● GOAL: Do not repeat pictures. Repeat exactly the lines of the listing below from its first line through the line with "60, 70, 80];".

....

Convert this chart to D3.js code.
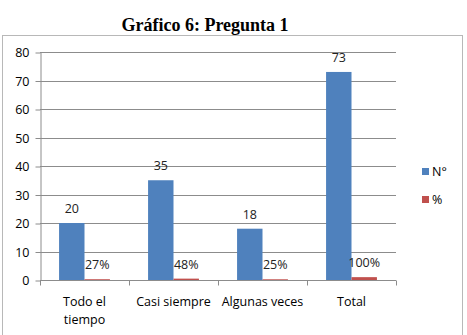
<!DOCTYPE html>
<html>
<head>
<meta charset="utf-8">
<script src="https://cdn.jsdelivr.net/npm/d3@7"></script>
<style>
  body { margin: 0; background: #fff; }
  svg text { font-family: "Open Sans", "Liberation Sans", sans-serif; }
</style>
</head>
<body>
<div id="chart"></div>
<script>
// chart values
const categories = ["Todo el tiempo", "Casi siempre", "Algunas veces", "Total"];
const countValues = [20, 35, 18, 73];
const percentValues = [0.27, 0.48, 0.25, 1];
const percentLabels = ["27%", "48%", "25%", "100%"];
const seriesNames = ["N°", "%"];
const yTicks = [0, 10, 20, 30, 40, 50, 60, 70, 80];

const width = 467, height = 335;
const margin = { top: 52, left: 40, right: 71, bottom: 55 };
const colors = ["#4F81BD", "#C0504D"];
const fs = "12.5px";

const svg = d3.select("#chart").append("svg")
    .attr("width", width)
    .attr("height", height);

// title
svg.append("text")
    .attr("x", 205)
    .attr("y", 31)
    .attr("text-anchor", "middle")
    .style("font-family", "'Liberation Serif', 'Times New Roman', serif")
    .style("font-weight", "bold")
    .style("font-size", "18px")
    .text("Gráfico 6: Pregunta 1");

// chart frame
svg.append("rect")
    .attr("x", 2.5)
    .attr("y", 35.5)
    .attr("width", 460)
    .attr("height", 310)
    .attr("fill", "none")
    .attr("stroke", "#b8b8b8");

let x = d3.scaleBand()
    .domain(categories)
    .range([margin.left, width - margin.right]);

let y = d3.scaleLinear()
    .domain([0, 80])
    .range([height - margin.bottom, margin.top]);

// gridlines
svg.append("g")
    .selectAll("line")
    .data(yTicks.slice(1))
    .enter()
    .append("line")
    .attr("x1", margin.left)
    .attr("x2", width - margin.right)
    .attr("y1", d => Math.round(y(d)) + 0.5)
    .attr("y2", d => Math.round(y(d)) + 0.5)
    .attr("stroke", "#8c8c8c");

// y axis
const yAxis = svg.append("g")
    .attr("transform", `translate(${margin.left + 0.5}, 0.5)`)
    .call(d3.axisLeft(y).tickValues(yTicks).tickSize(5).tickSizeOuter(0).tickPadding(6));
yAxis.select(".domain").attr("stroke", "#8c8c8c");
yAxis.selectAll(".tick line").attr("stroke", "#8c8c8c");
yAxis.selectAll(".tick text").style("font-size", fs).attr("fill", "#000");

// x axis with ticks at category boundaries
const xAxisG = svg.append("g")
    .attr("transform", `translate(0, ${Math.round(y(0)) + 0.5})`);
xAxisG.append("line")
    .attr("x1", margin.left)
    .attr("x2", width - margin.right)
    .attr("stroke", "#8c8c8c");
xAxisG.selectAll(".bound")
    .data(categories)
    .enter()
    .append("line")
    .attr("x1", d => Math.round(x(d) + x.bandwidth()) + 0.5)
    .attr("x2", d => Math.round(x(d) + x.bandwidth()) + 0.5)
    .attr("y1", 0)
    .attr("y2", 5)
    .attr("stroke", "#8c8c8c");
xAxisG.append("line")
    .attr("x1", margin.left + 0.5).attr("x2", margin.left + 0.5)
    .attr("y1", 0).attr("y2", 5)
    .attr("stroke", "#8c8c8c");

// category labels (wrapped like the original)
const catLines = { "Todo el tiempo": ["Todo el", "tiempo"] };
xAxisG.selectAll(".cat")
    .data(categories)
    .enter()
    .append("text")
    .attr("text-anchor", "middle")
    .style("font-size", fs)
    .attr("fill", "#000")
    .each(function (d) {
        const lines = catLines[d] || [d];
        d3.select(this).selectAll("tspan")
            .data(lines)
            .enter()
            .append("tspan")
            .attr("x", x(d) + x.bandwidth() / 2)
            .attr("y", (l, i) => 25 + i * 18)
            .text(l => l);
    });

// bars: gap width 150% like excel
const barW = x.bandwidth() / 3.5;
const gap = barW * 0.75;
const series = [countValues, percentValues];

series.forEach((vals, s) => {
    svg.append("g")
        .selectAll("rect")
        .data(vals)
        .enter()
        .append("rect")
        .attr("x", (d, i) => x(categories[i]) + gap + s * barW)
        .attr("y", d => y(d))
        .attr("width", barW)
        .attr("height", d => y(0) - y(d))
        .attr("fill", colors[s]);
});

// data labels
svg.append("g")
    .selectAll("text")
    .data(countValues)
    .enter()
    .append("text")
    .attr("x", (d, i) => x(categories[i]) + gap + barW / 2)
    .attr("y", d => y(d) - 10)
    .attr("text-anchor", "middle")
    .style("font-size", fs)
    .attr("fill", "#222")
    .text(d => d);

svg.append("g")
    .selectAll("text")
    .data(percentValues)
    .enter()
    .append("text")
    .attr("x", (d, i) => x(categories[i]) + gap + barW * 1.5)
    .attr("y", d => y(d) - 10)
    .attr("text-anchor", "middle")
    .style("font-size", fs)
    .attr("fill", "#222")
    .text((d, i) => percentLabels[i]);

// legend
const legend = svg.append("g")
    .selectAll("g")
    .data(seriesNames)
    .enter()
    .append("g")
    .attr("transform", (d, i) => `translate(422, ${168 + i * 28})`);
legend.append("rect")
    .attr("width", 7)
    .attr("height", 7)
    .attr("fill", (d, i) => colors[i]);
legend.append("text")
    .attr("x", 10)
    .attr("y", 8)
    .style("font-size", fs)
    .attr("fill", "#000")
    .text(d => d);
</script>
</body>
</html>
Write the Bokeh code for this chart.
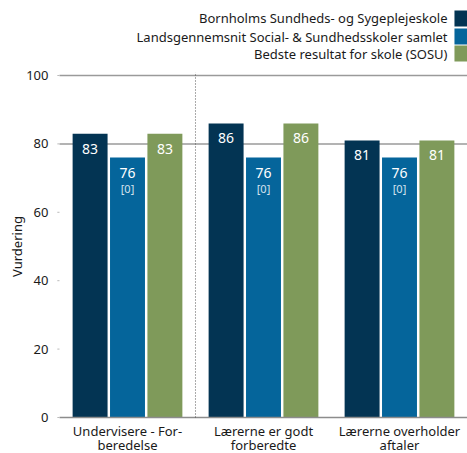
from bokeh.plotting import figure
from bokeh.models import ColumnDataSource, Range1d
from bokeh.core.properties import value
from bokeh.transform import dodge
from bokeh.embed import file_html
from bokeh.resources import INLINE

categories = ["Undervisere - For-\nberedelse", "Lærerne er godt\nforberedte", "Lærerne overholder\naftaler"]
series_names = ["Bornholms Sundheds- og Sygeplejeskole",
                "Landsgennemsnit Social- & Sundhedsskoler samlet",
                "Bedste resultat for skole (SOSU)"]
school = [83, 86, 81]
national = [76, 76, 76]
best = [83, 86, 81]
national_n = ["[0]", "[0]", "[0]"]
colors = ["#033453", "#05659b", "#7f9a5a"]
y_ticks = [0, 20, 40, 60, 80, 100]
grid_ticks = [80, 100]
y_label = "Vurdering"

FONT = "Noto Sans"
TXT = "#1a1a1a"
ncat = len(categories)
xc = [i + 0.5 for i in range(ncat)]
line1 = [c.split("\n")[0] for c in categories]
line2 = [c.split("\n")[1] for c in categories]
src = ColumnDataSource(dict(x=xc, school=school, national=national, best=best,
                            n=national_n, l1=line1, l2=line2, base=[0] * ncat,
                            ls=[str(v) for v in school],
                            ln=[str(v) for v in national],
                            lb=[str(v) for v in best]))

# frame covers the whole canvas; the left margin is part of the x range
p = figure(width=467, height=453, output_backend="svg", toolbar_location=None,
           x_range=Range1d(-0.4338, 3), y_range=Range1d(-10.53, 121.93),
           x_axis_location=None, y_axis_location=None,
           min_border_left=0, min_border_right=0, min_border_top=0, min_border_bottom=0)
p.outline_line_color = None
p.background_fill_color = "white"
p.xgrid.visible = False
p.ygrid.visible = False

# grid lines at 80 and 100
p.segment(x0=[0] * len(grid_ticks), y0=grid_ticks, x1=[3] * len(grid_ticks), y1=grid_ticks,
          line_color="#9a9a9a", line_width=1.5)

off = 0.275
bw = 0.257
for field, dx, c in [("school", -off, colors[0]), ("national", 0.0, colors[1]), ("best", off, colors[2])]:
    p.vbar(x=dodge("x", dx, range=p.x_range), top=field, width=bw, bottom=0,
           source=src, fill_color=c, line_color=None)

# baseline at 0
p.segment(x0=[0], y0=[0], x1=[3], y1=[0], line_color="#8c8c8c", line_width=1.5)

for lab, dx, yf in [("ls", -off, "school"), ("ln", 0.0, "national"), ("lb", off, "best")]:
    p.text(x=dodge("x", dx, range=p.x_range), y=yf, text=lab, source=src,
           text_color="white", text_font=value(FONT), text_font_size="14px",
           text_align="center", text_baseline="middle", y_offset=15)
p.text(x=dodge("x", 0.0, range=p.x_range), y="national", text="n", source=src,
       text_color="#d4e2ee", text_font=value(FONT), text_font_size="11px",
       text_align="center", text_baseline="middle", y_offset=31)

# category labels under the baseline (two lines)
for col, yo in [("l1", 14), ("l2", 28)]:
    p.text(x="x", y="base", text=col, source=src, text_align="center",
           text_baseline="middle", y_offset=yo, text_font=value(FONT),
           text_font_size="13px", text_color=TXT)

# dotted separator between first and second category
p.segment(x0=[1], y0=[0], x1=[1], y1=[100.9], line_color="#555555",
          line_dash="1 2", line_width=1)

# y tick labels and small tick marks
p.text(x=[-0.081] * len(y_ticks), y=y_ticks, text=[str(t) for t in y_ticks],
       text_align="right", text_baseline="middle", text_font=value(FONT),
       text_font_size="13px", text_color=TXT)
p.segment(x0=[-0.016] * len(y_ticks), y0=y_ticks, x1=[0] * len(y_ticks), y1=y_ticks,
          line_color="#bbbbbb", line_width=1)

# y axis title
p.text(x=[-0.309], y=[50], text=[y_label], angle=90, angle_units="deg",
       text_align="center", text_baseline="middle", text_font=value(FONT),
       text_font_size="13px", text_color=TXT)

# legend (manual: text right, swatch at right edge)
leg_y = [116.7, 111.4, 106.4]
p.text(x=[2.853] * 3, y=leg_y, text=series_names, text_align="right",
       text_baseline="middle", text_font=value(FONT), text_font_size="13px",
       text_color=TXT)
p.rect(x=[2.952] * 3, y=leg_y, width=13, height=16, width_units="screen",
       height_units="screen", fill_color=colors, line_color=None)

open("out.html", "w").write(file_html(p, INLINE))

....

● ANSWER FOR THIS EXERCISE:
Convert this chart to D3.js code.
<!DOCTYPE html>
<html>
<head>
<meta charset="utf-8">
<script src="https://cdn.jsdelivr.net/npm/d3@7"></script>
<style>
  body { margin: 0; background: #fff; }
  svg text { font-family: "Open Sans", "Liberation Sans", sans-serif; }
</style>
</head>
<body>
<div id="chart"></div>
<script>
// chart values
const categories = ["Todo el tiempo", "Casi siempre", "Algunas veces", "Total"];
const countValues = [20, 35, 18, 73];
const percentValues = [0.27, 0.48, 0.25, 1];
const percentLabels = ["27%", "48%", "25%", "100%"];
const seriesNames = ["N°", "%"];
const yTicks = [0, 10, 20, 30, 40, 50, 60, 70, 80];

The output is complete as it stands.